_WHAT THE TASK ASKS_
Produce a word-for-word copy of the listing below without its pictures.

_MATERIAL PROVIDED_
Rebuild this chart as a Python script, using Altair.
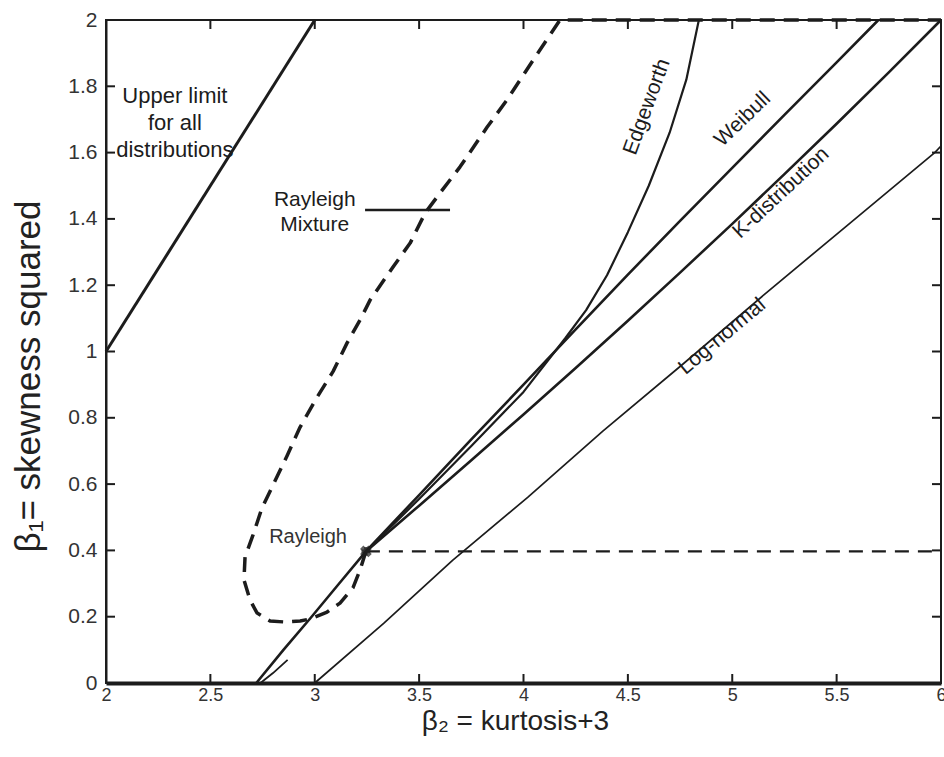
import altair as alt
import pandas as pd

# ---------------- data ----------------
x_ticks = [2, 2.5, 3, 3.5, 4, 4.5, 5, 5.5, 6]
y_ticks = [0, 0.2, 0.4, 0.6, 0.8, 1.0, 1.2, 1.4, 1.6, 1.8, 2.0]

# curves: x = beta2 (kurtosis+3), y = beta1 (skewness squared)
upper_x = [2.0, 3.0]
upper_y = [1.0, 2.0]

weibull_x = [2.72, 2.85, 2.98, 3.11, 3.245, 3.5, 3.75, 4.0, 4.25, 4.5, 4.75, 5.0, 5.25, 5.5, 5.70]
weibull_y = [0.0, 0.10, 0.196, 0.295, 0.397, 0.567, 0.735, 0.90, 1.067, 1.232, 1.394, 1.554, 1.714, 1.872, 2.0]

weibull_b_x = [2.74, 2.80, 2.87]
weibull_b_y = [0.0, 0.03, 0.07]

kdist_x = [3.245, 3.5, 3.75, 4.0, 4.25, 4.5, 4.75, 5.0, 5.25, 5.5, 5.75, 6.0]
kdist_y = [0.397, 0.535, 0.672, 0.81, 0.95, 1.093, 1.238, 1.385, 1.535, 1.687, 1.842, 2.0]

edge_x = [3.245, 3.5, 3.75, 4.0, 4.2, 4.3, 4.4, 4.5, 4.6, 4.7, 4.78, 4.84]
edge_y = [0.397, 0.555, 0.715, 0.878, 1.04, 1.125, 1.23, 1.36, 1.50, 1.66, 1.82, 2.0]

logn_x = [3.0, 3.33, 3.66, 4.02, 4.38, 4.76, 5.15, 5.55, 5.97, 6.0]
logn_y = [0.0, 0.18, 0.37, 0.56, 0.76, 0.96, 1.17, 1.38, 1.60, 1.62]

mix_x = [3.245, 3.217, 3.183, 3.121, 3.059, 2.977, 2.93, 2.858, 2.786, 2.724, 2.69, 2.661,
         2.666, 2.704, 2.747, 2.80, 2.867, 2.93, 3.011, 3.088, 3.155, 3.217, 3.265, 3.375,
         3.457, 3.529, 3.60, 3.696, 3.826, 3.921, 4.046, 4.175, 6.0]
mix_y = [0.397, 0.341, 0.287, 0.241, 0.214, 0.193, 0.187, 0.184, 0.187, 0.211, 0.25, 0.311,
         0.38, 0.446, 0.528, 0.597, 0.685, 0.772, 0.862, 0.94, 1.026, 1.095, 1.155, 1.255,
         1.327, 1.418, 1.478, 1.557, 1.677, 1.759, 1.879, 2.0, 2.0]

rayh_x = [3.245, 6.0]
rayh_y = [0.397, 0.397]

lead_x = [3.241, 3.648]
lead_y = [1.427, 1.427]

rayleigh_pt_x = [3.245]
rayleigh_pt_y = [0.397]

# ---------------- chart ----------------
FONT = "Liberation Sans"
INK = "#1c1c1c"

xscale = alt.Scale(domain=[2, 6], nice=False, zero=False)
yscale = alt.Scale(domain=[0, 2], nice=False, zero=False)

xaxis = alt.Axis(values=x_ticks, format="~g", ticks=False, grid=False,
                 domainWidth=4, domainColor=INK, labelFontSize=18, labelColor="#333",
                 labelPadding=3, labelFlush=False, labelOverlap=False, labelFont=FONT,
                 title="β₂ = kurtosis+3", titleFontSize=28, titleFontWeight="normal",
                 titleColor="#222", titleFont=FONT, titleX=409, titleY=24,
                 titleBaseline="top", titleAlign="center")
yaxis = alt.Axis(values=y_ticks, format="~g", ticks=False, grid=False,
                 domainWidth=2, domainColor=INK, labelFontSize=21, labelColor="#333",
                 labelPadding=9, labelFlush=False, labelOverlap=False, labelFont=FONT,
                 title="β₁= skewness squared", titleFontSize=35, titleFontWeight="normal",
                 titleColor="#222", titleFont=FONT, titleX=-60, titleY=356,
                 titleAngle=270, titleAlign="center", titleBaseline="bottom")

X = alt.X("x:Q", scale=xscale, axis=xaxis)
Y = alt.Y("y:Q", scale=yscale, axis=yaxis)


def line_layer(xs, ys, width, dash=None):
    df = pd.DataFrame({"x": xs, "y": ys, "i": list(range(len(xs)))})
    kw = dict(color=INK, strokeWidth=width, strokeCap="butt", strokeJoin="round")
    if dash:
        kw["strokeDash"] = dash
    return alt.Chart(df).mark_line(**kw).encode(x=X, y=Y, order="i:Q")


tx = pd.DataFrame({"x": x_ticks})
ty = pd.DataFrame({"y": y_ticks})
ticks = [
    alt.Chart(tx).mark_rule(color=INK, strokeWidth=2).encode(x=X, y=alt.value(663), y2=alt.value(654)),
    alt.Chart(tx).mark_rule(color=INK, strokeWidth=2).encode(x=X, y=alt.value(0), y2=alt.value(9)),
    alt.Chart(ty).mark_rule(color=INK, strokeWidth=2).encode(y=Y, x=alt.value(0), x2=alt.value(9)),
    alt.Chart(ty).mark_rule(color=INK, strokeWidth=2).encode(y=Y, x=alt.value(835), x2=alt.value(826)),
]

lines = [
    line_layer(upper_x, upper_y, 3),
    line_layer(weibull_x, weibull_y, 2.6),
    line_layer(weibull_b_x, weibull_b_y, 1.8),
    line_layer(kdist_x, kdist_y, 2.6),
    line_layer(edge_x, edge_y, 2.2),
    line_layer(logn_x, logn_y, 1.7),
    line_layer(mix_x, mix_y, 3.5, [15, 9]),
    line_layer(rayh_x, rayh_y, 2.4, [14, 9]),
    line_layer(lead_x, lead_y, 2.4),
]

pt_df = pd.DataFrame({"x": rayleigh_pt_x, "y": rayleigh_pt_y})
star = [
    alt.Chart(pt_df).mark_point(shape="cross", filled=True, color=INK, size=140, angle=45).encode(x=X, y=Y),
    alt.Chart(pt_df).mark_point(shape="cross", filled=True, color=INK, size=80).encode(x=X, y=Y),
]


def label(text, x, y, size, angle=0, color="#1c1c1c", line_height=None):
    df = pd.DataFrame({"x": [x], "y": [y], "t": [text]})
    kw = dict(font=FONT, fontSize=size, color=color, align="center", baseline="middle")
    if angle:
        kw["angle"] = angle
    if line_height:
        kw["lineBreak"] = "\n"
        kw["lineHeight"] = line_height
    return alt.Chart(df).mark_text(**kw).encode(x=X, y=Y, text="t:N")


texts = [
    label("Upper limit\nfor all\ndistributions", 2.33, 1.772, 22, line_height=27),
    label("Rayleigh\nMixture", 3.0, 1.456, 21, line_height=25),
    label("Rayleigh", 2.968, 0.440, 20, color="#333"),
    label("Edgeworth", 4.592, 1.738, 21, angle=290),
    label("Weibull", 5.05, 1.70, 21, angle=316),
    label("K-distribution", 5.234, 1.478, 21, angle=317),
    label("Log-normal", 4.952, 1.045, 21, angle=320),
]

chart = alt.layer(*ticks, *lines, *star, *texts).properties(
    width=835, height=663,
    padding={"left": 106, "top": 20, "right": 3, "bottom": 74},
    autosize="none",
    background="white",
).configure_view(stroke=INK, strokeWidth=2)

chart.save("out.html", embed_options={"renderer": "svg", "actions": False})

_WORKED ANSWER_
Rebuild this chart as a Python script, using Altair.
import altair as alt
import pandas as pd

# ---------------- data ----------------
x_ticks = [2, 2.5, 3, 3.5, 4, 4.5, 5, 5.5, 6]
y_ticks = [0, 0.2, 0.4, 0.6, 0.8, 1.0, 1.2, 1.4, 1.6, 1.8, 2.0]

# curves: x = beta2 (kurtosis+3), y = beta1 (skewness squared)
upper_x = [2.0, 3.0]
upper_y = [1.0, 2.0]

weibull_x = [2.72, 2.85, 2.98, 3.11, 3.245, 3.5, 3.75, 4.0, 4.25, 4.5, 4.75, 5.0, 5.25, 5.5, 5.70]
weibull_y = [0.0, 0.10, 0.196, 0.295, 0.397, 0.567, 0.735, 0.90, 1.067, 1.232, 1.394, 1.554, 1.714, 1.872, 2.0]

weibull_b_x = [2.74, 2.80, 2.87]
weibull_b_y = [0.0, 0.03, 0.07]

kdist_x = [3.245, 3.5, 3.75, 4.0, 4.25, 4.5, 4.75, 5.0, 5.25, 5.5, 5.75, 6.0]
kdist_y = [0.397, 0.535, 0.672, 0.81, 0.95, 1.093, 1.238, 1.385, 1.535, 1.687, 1.842, 2.0]

edge_x = [3.245, 3.5, 3.75, 4.0, 4.2, 4.3, 4.4, 4.5, 4.6, 4.7, 4.78, 4.84]
edge_y = [0.397, 0.555, 0.715, 0.878, 1.04, 1.125, 1.23, 1.36, 1.50, 1.66, 1.82, 2.0]

logn_x = [3.0, 3.33, 3.66, 4.02, 4.38, 4.76, 5.15, 5.55, 5.97, 6.0]
logn_y = [0.0, 0.18, 0.37, 0.56, 0.76, 0.96, 1.17, 1.38, 1.60, 1.62]

mix_x = [3.245, 3.217, 3.183, 3.121, 3.059, 2.977, 2.93, 2.858, 2.786, 2.724, 2.69, 2.661,
         2.666, 2.704, 2.747, 2.80, 2.867, 2.93, 3.011, 3.088, 3.155, 3.217, 3.265, 3.375,
         3.457, 3.529, 3.60, 3.696, 3.826, 3.921, 4.046, 4.175, 6.0]
mix_y = [0.397, 0.341, 0.287, 0.241, 0.214, 0.193, 0.187, 0.184, 0.187, 0.211, 0.25, 0.311,
         0.38, 0.446, 0.528, 0.597, 0.685, 0.772, 0.862, 0.94, 1.026, 1.095, 1.155, 1.255,
         1.327, 1.418, 1.478, 1.557, 1.677, 1.759, 1.879, 2.0, 2.0]

rayh_x = [3.245, 6.0]
rayh_y = [0.397, 0.397]

lead_x = [3.241, 3.648]
lead_y = [1.427, 1.427]

rayleigh_pt_x = [3.245]
rayleigh_pt_y = [0.397]

# ---------------- chart ----------------
FONT = "Liberation Sans"
INK = "#1c1c1c"

xscale = alt.Scale(domain=[2, 6], nice=False, zero=False)
yscale = alt.Scale(domain=[0, 2], nice=False, zero=False)

xaxis = alt.Axis(values=x_ticks, format="~g", ticks=False, grid=False,
                 domainWidth=4, domainColor=INK, labelFontSize=18, labelColor="#333",
                 labelPadding=3, labelFlush=False, labelOverlap=False, labelFont=FONT,
                 title="β₂ = kurtosis+3", titleFontSize=28, titleFontWeight="normal",
                 titleColor="#222", titleFont=FONT, titleX=409, titleY=24,
                 titleBaseline="top", titleAlign="center")
yaxis = alt.Axis(values=y_ticks, format="~g", ticks=False, grid=False,
                 domainWidth=2, domainColor=INK, labelFontSize=21, labelColor="#333",
                 labelPadding=9, labelFlush=False, labelOverlap=False, labelFont=FONT,
                 title="β₁= skewness squared", titleFontSize=35, titleFontWeight="normal",
                 titleColor="#222", titleFont=FONT, titleX=-60, titleY=356,
                 titleAngle=270, titleAlign="center", titleBaseline="bottom")

X = alt.X("x:Q", scale=xscale, axis=xaxis)
Y = alt.Y("y:Q", scale=yscale, axis=yaxis)


def line_layer(xs, ys, width, dash=None):
    df = pd.DataFrame({"x": xs, "y": ys, "i": list(range(len(xs)))})
    kw = dict(color=INK, strokeWidth=width, strokeCap="butt", strokeJoin="round")
    if dash:
        kw["strokeDash"] = dash
    return alt.Chart(df).mark_line(**kw).encode(x=X, y=Y, order="i:Q")


tx = pd.DataFrame({"x": x_ticks})
ty = pd.DataFrame({"y": y_ticks})
ticks = [
    alt.Chart(tx).mark_rule(color=INK, strokeWidth=2).encode(x=X, y=alt.value(663), y2=alt.value(654)),
    alt.Chart(tx).mark_rule(color=INK, strokeWidth=2).encode(x=X, y=alt.value(0), y2=alt.value(9)),
    alt.Chart(ty).mark_rule(color=INK, strokeWidth=2).encode(y=Y, x=alt.value(0), x2=alt.value(9)),
    alt.Chart(ty).mark_rule(color=INK, strokeWidth=2).encode(y=Y, x=alt.value(835), x2=alt.value(826)),
]

lines = [
    line_layer(upper_x, upper_y, 3),
    line_layer(weibull_x, weibull_y, 2.6),
    line_layer(weibull_b_x, weibull_b_y, 1.8),
    line_layer(kdist_x, kdist_y, 2.6),
    line_layer(edge_x, edge_y, 2.2),
    line_layer(logn_x, logn_y, 1.7),
    line_layer(mix_x, mix_y, 3.5, [15, 9]),
    line_layer(rayh_x, rayh_y, 2.4, [14, 9]),
    line_layer(lead_x, lead_y, 2.4),
]

pt_df = pd.DataFrame({"x": rayleigh_pt_x, "y": rayleigh_pt_y})
star = [
    alt.Chart(pt_df).mark_point(shape="cross", filled=True, color=INK, size=140, angle=45).encode(x=X, y=Y),
    alt.Chart(pt_df).mark_point(shape="cross", filled=True, color=INK, size=80).encode(x=X, y=Y),
]


def label(text, x, y, size, angle=0, color="#1c1c1c", line_height=None):
    df = pd.DataFrame({"x": [x], "y": [y], "t": [text]})
    kw = dict(font=FONT, fontSize=size, color=color, align="center", baseline="middle")
    if angle:
        kw["angle"] = angle
    if line_height:
        kw["lineBreak"] = "\n"
        kw["lineHeight"] = line_height
    return alt.Chart(df).mark_text(**kw).encode(x=X, y=Y, text="t:N")


texts = [
    label("Upper limit\nfor all\ndistributions", 2.33, 1.772, 22, line_height=27),
    label("Rayleigh\nMixture", 3.0, 1.456, 21, line_height=25),
    label("Rayleigh", 2.968, 0.440, 20, color="#333"),
    label("Edgeworth", 4.592, 1.738, 21, angle=290),
    label("Weibull", 5.05, 1.70, 21, angle=316),
    label("K-distribution", 5.234, 1.478, 21, angle=317),
    label("Log-normal", 4.952, 1.045, 21, angle=320),
]

chart = alt.layer(*ticks, *lines, *star, *texts).properties(
    width=835, height=663,
    padding={"left": 106, "top": 20, "right": 3, "bottom": 74},
    autosize="none",
    background="white",
).configure_view(stroke=INK, strokeWidth=2)

chart.save("out.html", embed_options={"renderer": "svg", "actions": False})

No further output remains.